Recorded data:
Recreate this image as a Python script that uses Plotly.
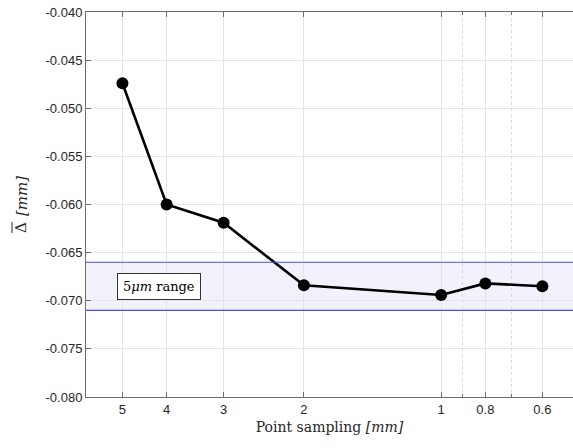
import math
import plotly.graph_objects as go

# Data
sampling_mm = [5, 4, 3, 2, 1, 0.8, 0.6]
delta_mean = [-0.0474, -0.0600, -0.0619, -0.0684, -0.0694, -0.0682, -0.0685]
band_limits = [-0.0660, -0.0710]
x_tick_vals = [5, 4, 3, 2, 1, 0.8, 0.6]
x_tick_text = ["5", "4", "3", "2", "1", "0.8", "0.6"]
x_minor_vals = [0.9, 0.7]
y_tick_vals = [-0.080, -0.075, -0.070, -0.065, -0.060, -0.055, -0.050, -0.045, -0.040]
y_tick_text = ["-0.080", "-0.075", "-0.070", "-0.065", "-0.060", "-0.055", "-0.050", "-0.045", "-0.040"]
band_label = "5<i>μm</i> range"
x_title = "Point sampling <i>[mm]</i>"
y_title_symbol = "Δ"
y_title_unit = "<i>[mm]</i>"

axis_col = "#6e6e6e"
grid_col = "#e4e4e4"
serif = "DejaVu Serif"

W, H = 573, 448
ML, MR, MT, MB = 86, 0, 12, 51

fig = go.Figure()
fig.add_trace(go.Scatter(
    x=sampling_mm, y=delta_mean, mode="lines+markers",
    line=dict(color="black", width=2.6),
    marker=dict(color="black", size=12),
    showlegend=False,
))

# band
fig.add_shape(type="rect", xref="paper", yref="y", x0=0, x1=1,
              y0=band_limits[1], y1=band_limits[0],
              fillcolor="rgba(90,90,235,0.08)", line=dict(width=0), layer="below")
for yv in band_limits:
    fig.add_shape(type="line", xref="paper", yref="y", x0=0, x1=1, y0=yv, y1=yv,
                  line=dict(color="#4a4aff", width=1.2))

fig.add_annotation(x=math.log10(4.15), y=sum(band_limits) / 2, xref="x", yref="y",
                   text=band_label, showarrow=False,
                   font=dict(family=serif, size=13, color="black"),
                   bgcolor="white", bordercolor="#333", borderwidth=1, borderpad=5)

# y-axis title pieces (pixel offsets relative to plot bottom-left corner)
plot_bottom = H - MB
fig.add_annotation(x=0, y=0, xref="paper", yref="paper",
                   xshift=20.5 - ML, yshift=plot_bottom - 227.5,
                   text=y_title_symbol, textangle=-90, showarrow=False,
                   xanchor="center", yanchor="middle",
                   font=dict(family=serif, size=15, color="#262626"))
fig.add_annotation(x=0, y=0, xref="paper", yref="paper",
                   xshift=21.5 - ML, yshift=plot_bottom - 196.5,
                   text=y_title_unit, textangle=-90, showarrow=False,
                   xanchor="center", yanchor="middle",
                   font=dict(family=serif, size=15, color="#262626"))
# overline over the Delta
fig.add_shape(type="line", xref="paper", yref="paper",
              xsizemode="pixel", ysizemode="pixel", xanchor=0, yanchor=0,
              x0=12 - ML, x1=12 - ML, y0=plot_bottom - 233, y1=plot_bottom - 222,
              line=dict(color="#262626", width=1))

fig.update_layout(
    width=W, height=H,
    margin=dict(l=ML, r=MR, t=MT, b=MB),
    paper_bgcolor="white", plot_bgcolor="white",
    font=dict(family="Liberation Sans", size=13, color="#262626"),
    xaxis=dict(
        type="log", range=[math.log10(6.01), math.log10(0.514)],
        tickmode="array", tickvals=x_tick_vals, ticktext=x_tick_text,
        ticks="inside", ticklen=5, tickcolor=axis_col,
        showline=True, linecolor=axis_col, linewidth=1, mirror="ticks",
        showgrid=True, gridcolor=grid_col, gridwidth=1,
        minor=dict(tickmode="array", tickvals=x_minor_vals, showgrid=True,
                   gridcolor="#d8d8d8", griddash="dot", ticks="inside",
                   ticklen=3, tickcolor=axis_col),
        zeroline=False,
        title=dict(text=x_title,
                   font=dict(family=serif, size=14, color="#262626"),
                   standoff=6),
    ),
    yaxis=dict(
        range=[-0.080, -0.040],
        tickmode="array", tickvals=y_tick_vals, ticktext=y_tick_text,
        ticks="inside", ticklen=5, tickcolor=axis_col,
        showline=True, linecolor=axis_col, linewidth=1, mirror=False,
        showgrid=True, gridcolor=grid_col, gridwidth=1,
        zeroline=False,
    ),
)

fig.write_html("out.html",
               config={"displayModeBar": False},
               post_script="document.body.style.margin='0';document.body.style.overflow='hidden';")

Exercise: Working from the lines above, reproduce the material exactly and exclude its pictures.

Expected output:
Recreate this image as a Python script that uses Plotly.
import math
import plotly.graph_objects as go

# Data
sampling_mm = [5, 4, 3, 2, 1, 0.8, 0.6]
delta_mean = [-0.0474, -0.0600, -0.0619, -0.0684, -0.0694, -0.0682, -0.0685]
band_limits = [-0.0660, -0.0710]
x_tick_vals = [5, 4, 3, 2, 1, 0.8, 0.6]
x_tick_text = ["5", "4", "3", "2", "1", "0.8", "0.6"]
x_minor_vals = [0.9, 0.7]
y_tick_vals = [-0.080, -0.075, -0.070, -0.065, -0.060, -0.055, -0.050, -0.045, -0.040]
y_tick_text = ["-0.080", "-0.075", "-0.070", "-0.065", "-0.060", "-0.055", "-0.050", "-0.045", "-0.040"]
band_label = "5<i>μm</i> range"
x_title = "Point sampling <i>[mm]</i>"
y_title_symbol = "Δ"
y_title_unit = "<i>[mm]</i>"

axis_col = "#6e6e6e"
grid_col = "#e4e4e4"
serif = "DejaVu Serif"

W, H = 573, 448
ML, MR, MT, MB = 86, 0, 12, 51

fig = go.Figure()
fig.add_trace(go.Scatter(
    x=sampling_mm, y=delta_mean, mode="lines+markers",
    line=dict(color="black", width=2.6),
    marker=dict(color="black", size=12),
    showlegend=False,
))

# band
fig.add_shape(type="rect", xref="paper", yref="y", x0=0, x1=1,
              y0=band_limits[1], y1=band_limits[0],
              fillcolor="rgba(90,90,235,0.08)", line=dict(width=0), layer="below")
for yv in band_limits:
    fig.add_shape(type="line", xref="paper", yref="y", x0=0, x1=1, y0=yv, y1=yv,
                  line=dict(color="#4a4aff", width=1.2))

fig.add_annotation(x=math.log10(4.15), y=sum(band_limits) / 2, xref="x", yref="y",
                   text=band_label, showarrow=False,
                   font=dict(family=serif, size=13, color="black"),
                   bgcolor="white", bordercolor="#333", borderwidth=1, borderpad=5)

# y-axis title pieces (pixel offsets relative to plot bottom-left corner)
plot_bottom = H - MB
fig.add_annotation(x=0, y=0, xref="paper", yref="paper",
                   xshift=20.5 - ML, yshift=plot_bottom - 227.5,
                   text=y_title_symbol, textangle=-90, showarrow=False,
                   xanchor="center", yanchor="middle",
                   font=dict(family=serif, size=15, color="#262626"))
fig.add_annotation(x=0, y=0, xref="paper", yref="paper",
                   xshift=21.5 - ML, yshift=plot_bottom - 196.5,
                   text=y_title_unit, textangle=-90, showarrow=False,
                   xanchor="center", yanchor="middle",
                   font=dict(family=serif, size=15, color="#262626"))
# overline over the Delta
fig.add_shape(type="line", xref="paper", yref="paper",
              xsizemode="pixel", ysizemode="pixel", xanchor=0, yanchor=0,
              x0=12 - ML, x1=12 - ML, y0=plot_bottom - 233, y1=plot_bottom - 222,
              line=dict(color="#262626", width=1))

fig.update_layout(
    width=W, height=H,
    margin=dict(l=ML, r=MR, t=MT, b=MB),
    paper_bgcolor="white", plot_bgcolor="white",
    font=dict(family="Liberation Sans", size=13, color="#262626"),
    xaxis=dict(
        type="log", range=[math.log10(6.01), math.log10(0.514)],
        tickmode="array", tickvals=x_tick_vals, ticktext=x_tick_text,
        ticks="inside", ticklen=5, tickcolor=axis_col,
        showline=True, linecolor=axis_col, linewidth=1, mirror="ticks",
        showgrid=True, gridcolor=grid_col, gridwidth=1,
        minor=dict(tickmode="array", tickvals=x_minor_vals, showgrid=True,
                   gridcolor="#d8d8d8", griddash="dot", ticks="inside",
                   ticklen=3, tickcolor=axis_col),
        zeroline=False,
        title=dict(text=x_title,
                   font=dict(family=serif, size=14, color="#262626"),
                   standoff=6),
    ),
    yaxis=dict(
        range=[-0.080, -0.040],
        tickmode="array", tickvals=y_tick_vals, ticktext=y_tick_text,
        ticks="inside", ticklen=5, tickcolor=axis_col,
        showline=True, linecolor=axis_col, linewidth=1, mirror=False,
        showgrid=True, gridcolor=grid_col, gridwidth=1,
        zeroline=False,
    ),
)

fig.write_html("out.html",
               config={"displayModeBar": False},
               post_script="document.body.style.margin='0';document.body.style.overflow='hidden';")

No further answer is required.